Instructions to follow: Using the records that follow, copy every line containing the word "with".

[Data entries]
[BEGIN]
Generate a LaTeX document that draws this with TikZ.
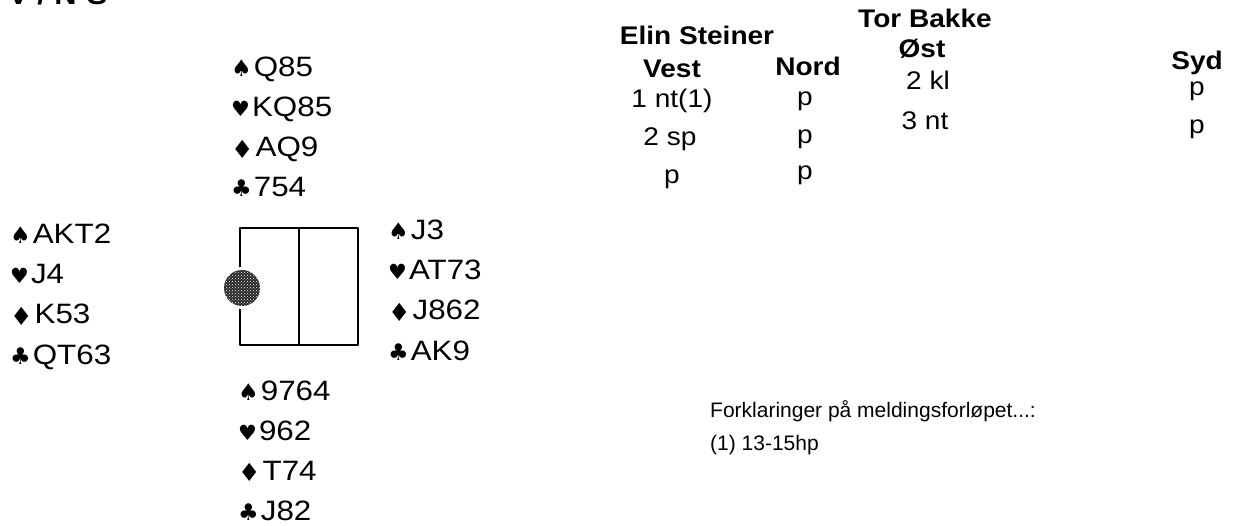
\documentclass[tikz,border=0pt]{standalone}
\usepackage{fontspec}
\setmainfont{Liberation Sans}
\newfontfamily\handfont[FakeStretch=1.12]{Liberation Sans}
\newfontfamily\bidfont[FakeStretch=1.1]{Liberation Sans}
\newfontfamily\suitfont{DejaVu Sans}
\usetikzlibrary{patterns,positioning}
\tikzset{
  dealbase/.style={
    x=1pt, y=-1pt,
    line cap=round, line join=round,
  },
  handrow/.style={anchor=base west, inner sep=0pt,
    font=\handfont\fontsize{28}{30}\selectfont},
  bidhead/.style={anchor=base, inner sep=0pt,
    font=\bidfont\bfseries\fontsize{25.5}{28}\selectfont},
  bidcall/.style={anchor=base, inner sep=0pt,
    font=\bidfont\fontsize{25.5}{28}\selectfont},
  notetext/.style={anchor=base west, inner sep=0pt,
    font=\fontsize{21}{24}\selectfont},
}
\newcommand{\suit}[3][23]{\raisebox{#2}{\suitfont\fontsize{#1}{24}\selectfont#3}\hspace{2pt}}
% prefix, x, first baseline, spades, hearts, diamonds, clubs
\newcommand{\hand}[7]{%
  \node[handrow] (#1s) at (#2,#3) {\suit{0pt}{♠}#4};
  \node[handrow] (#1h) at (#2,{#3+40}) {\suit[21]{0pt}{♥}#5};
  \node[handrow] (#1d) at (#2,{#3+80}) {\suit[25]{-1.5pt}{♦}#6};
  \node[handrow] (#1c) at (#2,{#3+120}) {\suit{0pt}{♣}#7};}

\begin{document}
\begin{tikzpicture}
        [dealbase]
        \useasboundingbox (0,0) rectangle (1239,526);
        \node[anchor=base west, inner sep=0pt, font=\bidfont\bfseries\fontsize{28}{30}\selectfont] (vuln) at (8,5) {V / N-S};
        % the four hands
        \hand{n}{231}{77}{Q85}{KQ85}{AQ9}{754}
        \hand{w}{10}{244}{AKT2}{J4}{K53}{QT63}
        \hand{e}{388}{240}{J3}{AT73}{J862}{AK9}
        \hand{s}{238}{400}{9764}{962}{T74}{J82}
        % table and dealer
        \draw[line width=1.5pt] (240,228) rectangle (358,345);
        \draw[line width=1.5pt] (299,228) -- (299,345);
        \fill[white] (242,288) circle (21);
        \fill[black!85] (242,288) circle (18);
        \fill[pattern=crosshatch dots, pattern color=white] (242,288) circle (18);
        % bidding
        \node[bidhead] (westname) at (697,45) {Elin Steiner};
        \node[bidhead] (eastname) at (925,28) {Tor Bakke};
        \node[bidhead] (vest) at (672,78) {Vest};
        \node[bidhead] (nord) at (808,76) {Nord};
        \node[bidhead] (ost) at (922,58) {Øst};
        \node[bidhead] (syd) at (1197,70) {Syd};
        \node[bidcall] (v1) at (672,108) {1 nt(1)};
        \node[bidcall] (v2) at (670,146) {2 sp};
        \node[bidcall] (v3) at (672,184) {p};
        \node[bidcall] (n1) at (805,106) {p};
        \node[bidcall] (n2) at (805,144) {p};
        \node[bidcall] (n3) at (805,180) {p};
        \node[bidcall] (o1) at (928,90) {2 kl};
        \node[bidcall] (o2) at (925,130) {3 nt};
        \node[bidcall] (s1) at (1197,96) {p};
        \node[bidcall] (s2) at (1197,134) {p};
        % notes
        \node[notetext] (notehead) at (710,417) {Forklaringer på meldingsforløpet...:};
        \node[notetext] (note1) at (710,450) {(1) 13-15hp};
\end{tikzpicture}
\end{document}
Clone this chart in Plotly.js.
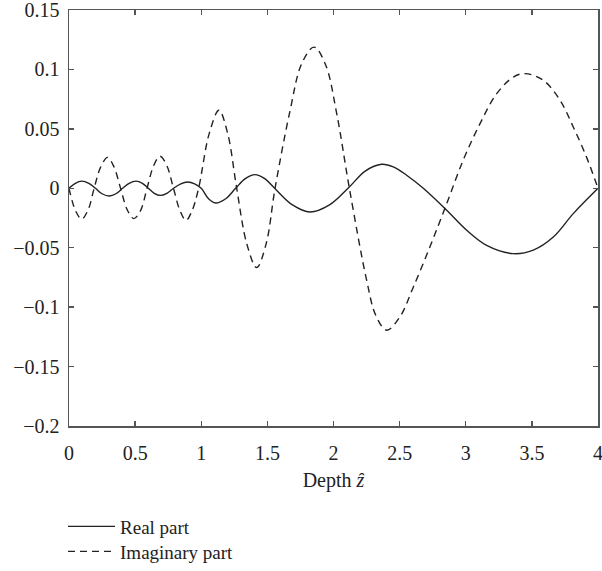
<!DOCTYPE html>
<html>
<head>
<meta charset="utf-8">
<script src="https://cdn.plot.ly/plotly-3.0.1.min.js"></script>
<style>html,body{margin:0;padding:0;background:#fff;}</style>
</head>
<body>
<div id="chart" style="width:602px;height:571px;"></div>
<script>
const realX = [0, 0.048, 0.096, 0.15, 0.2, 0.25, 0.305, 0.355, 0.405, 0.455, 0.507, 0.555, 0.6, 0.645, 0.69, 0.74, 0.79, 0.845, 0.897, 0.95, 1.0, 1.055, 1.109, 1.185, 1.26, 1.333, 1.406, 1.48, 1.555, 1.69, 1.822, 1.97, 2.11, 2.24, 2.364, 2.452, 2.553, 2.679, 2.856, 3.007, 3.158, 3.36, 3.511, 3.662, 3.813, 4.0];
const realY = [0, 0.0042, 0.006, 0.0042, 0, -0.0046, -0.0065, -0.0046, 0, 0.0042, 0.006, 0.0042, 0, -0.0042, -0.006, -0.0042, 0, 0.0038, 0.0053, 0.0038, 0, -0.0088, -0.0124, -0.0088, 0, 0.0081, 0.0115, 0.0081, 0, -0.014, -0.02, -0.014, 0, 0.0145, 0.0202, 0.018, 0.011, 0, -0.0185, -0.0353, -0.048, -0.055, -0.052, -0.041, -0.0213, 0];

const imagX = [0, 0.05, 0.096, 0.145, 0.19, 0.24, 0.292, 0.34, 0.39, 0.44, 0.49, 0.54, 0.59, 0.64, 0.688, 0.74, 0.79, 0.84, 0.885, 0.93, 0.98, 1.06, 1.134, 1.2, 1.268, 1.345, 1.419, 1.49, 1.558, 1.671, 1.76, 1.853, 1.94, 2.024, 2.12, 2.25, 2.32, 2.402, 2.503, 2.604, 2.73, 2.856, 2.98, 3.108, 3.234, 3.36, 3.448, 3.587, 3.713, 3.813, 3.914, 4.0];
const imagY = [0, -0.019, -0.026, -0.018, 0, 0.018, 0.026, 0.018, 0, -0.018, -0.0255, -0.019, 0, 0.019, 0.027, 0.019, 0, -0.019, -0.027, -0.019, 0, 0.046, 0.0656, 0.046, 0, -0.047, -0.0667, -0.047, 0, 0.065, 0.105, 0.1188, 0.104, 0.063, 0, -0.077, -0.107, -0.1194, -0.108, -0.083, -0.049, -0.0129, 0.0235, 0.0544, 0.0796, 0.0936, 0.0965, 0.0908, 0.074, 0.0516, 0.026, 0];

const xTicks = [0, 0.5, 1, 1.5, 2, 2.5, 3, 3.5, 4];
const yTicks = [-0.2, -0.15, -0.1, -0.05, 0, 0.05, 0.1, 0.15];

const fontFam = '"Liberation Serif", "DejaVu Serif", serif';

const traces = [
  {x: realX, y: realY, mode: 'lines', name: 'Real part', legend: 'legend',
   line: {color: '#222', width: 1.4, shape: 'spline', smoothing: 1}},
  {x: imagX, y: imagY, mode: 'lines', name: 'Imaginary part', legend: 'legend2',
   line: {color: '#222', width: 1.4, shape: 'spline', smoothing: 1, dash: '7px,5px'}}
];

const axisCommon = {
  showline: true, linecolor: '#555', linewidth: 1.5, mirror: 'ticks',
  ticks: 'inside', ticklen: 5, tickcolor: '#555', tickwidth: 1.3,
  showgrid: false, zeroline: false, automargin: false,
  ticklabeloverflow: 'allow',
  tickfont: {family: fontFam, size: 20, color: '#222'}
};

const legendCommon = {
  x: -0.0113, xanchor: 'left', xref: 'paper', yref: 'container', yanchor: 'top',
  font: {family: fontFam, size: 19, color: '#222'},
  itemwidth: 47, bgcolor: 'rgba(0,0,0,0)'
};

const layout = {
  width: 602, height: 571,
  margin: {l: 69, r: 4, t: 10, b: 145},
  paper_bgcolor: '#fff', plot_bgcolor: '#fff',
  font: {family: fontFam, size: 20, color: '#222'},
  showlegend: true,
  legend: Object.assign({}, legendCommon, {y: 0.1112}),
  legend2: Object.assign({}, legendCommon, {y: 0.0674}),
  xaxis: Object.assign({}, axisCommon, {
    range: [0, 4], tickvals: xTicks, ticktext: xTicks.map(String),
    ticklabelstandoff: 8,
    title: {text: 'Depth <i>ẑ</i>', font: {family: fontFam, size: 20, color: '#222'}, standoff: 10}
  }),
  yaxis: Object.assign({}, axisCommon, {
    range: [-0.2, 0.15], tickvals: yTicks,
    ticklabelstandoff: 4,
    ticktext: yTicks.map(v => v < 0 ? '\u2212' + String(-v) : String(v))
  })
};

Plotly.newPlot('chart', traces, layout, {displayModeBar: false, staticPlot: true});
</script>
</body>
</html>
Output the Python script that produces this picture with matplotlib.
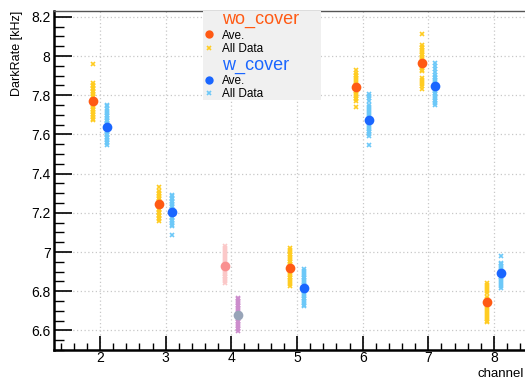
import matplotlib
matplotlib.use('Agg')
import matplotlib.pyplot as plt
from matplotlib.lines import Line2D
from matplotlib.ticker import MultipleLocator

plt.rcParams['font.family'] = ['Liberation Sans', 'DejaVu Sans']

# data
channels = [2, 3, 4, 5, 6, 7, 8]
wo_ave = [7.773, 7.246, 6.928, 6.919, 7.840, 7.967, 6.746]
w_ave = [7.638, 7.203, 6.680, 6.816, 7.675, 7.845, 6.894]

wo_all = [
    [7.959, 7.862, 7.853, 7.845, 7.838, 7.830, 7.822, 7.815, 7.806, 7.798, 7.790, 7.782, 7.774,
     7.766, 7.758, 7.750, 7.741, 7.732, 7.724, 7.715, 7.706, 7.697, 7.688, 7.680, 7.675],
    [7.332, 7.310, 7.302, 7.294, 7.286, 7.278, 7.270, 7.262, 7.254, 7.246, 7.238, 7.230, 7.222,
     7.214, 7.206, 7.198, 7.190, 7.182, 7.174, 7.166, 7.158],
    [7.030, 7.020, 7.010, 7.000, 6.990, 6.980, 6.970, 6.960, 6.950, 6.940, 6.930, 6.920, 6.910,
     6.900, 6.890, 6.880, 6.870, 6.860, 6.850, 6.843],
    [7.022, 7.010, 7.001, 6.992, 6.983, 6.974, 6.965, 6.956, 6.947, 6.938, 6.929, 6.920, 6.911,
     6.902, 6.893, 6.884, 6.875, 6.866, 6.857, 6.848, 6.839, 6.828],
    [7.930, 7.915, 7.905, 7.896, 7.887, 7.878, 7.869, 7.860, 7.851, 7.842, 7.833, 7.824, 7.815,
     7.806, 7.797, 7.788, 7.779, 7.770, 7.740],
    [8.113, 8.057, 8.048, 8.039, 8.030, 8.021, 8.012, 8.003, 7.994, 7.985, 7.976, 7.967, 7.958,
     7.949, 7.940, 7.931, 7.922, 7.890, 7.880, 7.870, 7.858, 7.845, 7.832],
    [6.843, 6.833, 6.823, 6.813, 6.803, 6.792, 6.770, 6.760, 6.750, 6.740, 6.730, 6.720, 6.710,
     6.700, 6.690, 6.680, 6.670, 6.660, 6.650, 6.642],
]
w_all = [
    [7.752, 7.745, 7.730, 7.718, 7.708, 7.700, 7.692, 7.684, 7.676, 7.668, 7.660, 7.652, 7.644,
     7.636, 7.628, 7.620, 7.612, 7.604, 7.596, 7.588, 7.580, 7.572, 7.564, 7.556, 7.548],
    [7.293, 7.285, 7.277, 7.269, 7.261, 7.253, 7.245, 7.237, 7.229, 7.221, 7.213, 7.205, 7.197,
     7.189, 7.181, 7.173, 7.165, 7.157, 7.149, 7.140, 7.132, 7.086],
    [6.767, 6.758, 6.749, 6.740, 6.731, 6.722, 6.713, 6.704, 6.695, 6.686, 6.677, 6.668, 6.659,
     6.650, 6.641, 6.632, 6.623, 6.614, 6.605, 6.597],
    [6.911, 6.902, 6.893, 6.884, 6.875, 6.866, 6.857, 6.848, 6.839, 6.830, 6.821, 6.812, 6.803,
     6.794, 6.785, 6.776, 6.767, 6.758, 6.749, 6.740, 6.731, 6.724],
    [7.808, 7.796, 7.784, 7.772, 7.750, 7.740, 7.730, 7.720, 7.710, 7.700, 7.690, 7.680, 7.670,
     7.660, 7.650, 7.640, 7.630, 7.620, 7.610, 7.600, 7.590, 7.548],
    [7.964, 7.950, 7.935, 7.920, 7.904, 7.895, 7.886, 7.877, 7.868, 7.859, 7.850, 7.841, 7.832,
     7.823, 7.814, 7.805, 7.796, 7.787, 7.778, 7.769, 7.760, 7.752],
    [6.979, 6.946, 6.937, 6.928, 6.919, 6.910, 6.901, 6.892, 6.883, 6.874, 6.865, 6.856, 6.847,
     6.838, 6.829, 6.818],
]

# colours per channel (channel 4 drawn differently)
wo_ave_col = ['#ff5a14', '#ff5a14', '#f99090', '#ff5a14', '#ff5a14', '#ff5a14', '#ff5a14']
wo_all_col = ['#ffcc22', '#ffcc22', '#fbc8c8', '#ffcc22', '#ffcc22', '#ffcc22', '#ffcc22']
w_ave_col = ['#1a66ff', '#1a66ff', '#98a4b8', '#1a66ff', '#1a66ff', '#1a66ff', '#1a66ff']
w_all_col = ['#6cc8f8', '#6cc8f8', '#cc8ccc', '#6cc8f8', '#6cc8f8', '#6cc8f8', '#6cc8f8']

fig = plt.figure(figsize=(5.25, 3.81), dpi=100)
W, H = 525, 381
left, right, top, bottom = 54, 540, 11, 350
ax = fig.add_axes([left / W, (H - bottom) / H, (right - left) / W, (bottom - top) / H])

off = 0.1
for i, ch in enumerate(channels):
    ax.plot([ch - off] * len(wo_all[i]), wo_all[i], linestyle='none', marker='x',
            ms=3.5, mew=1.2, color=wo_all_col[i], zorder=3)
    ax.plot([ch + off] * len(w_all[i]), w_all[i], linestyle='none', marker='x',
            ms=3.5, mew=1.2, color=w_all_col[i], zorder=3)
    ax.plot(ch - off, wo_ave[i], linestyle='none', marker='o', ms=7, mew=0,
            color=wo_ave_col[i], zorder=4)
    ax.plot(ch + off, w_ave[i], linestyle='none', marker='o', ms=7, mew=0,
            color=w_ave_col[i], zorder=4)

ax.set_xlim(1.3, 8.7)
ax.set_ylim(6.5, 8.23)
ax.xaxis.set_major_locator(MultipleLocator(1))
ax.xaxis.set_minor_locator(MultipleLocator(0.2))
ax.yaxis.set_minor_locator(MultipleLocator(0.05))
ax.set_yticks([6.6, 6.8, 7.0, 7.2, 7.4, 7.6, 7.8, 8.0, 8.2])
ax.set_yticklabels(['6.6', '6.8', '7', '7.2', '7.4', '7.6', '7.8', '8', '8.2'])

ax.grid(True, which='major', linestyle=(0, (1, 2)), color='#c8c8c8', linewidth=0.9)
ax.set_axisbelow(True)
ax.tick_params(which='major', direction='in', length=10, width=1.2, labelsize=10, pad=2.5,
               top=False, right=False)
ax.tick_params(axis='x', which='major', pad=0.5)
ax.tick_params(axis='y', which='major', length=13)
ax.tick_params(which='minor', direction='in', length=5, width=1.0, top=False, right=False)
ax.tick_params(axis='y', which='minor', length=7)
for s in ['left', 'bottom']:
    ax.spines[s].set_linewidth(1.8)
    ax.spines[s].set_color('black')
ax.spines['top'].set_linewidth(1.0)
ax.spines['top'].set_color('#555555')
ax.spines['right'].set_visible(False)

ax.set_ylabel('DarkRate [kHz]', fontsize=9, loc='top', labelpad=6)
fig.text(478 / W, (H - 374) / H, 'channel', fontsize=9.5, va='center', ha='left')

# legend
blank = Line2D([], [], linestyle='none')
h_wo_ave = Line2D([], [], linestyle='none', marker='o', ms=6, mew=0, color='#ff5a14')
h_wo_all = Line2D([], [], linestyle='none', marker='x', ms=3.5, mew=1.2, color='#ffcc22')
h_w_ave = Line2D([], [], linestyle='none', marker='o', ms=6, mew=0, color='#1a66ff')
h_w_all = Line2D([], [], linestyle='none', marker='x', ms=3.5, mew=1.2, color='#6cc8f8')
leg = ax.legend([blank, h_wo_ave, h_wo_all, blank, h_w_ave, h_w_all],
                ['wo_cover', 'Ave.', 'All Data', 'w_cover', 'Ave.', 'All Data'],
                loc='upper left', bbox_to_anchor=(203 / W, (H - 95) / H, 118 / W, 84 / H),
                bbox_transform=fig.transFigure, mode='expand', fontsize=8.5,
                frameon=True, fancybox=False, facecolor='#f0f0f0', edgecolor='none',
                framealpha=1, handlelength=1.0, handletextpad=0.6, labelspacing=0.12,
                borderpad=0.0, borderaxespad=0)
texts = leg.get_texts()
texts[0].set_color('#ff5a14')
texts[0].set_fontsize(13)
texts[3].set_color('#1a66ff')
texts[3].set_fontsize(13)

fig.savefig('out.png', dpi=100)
[END]
Response:
Generate a LaTeX document that draws this with TikZ.
Output the Python script that produces this picture with matplotlib.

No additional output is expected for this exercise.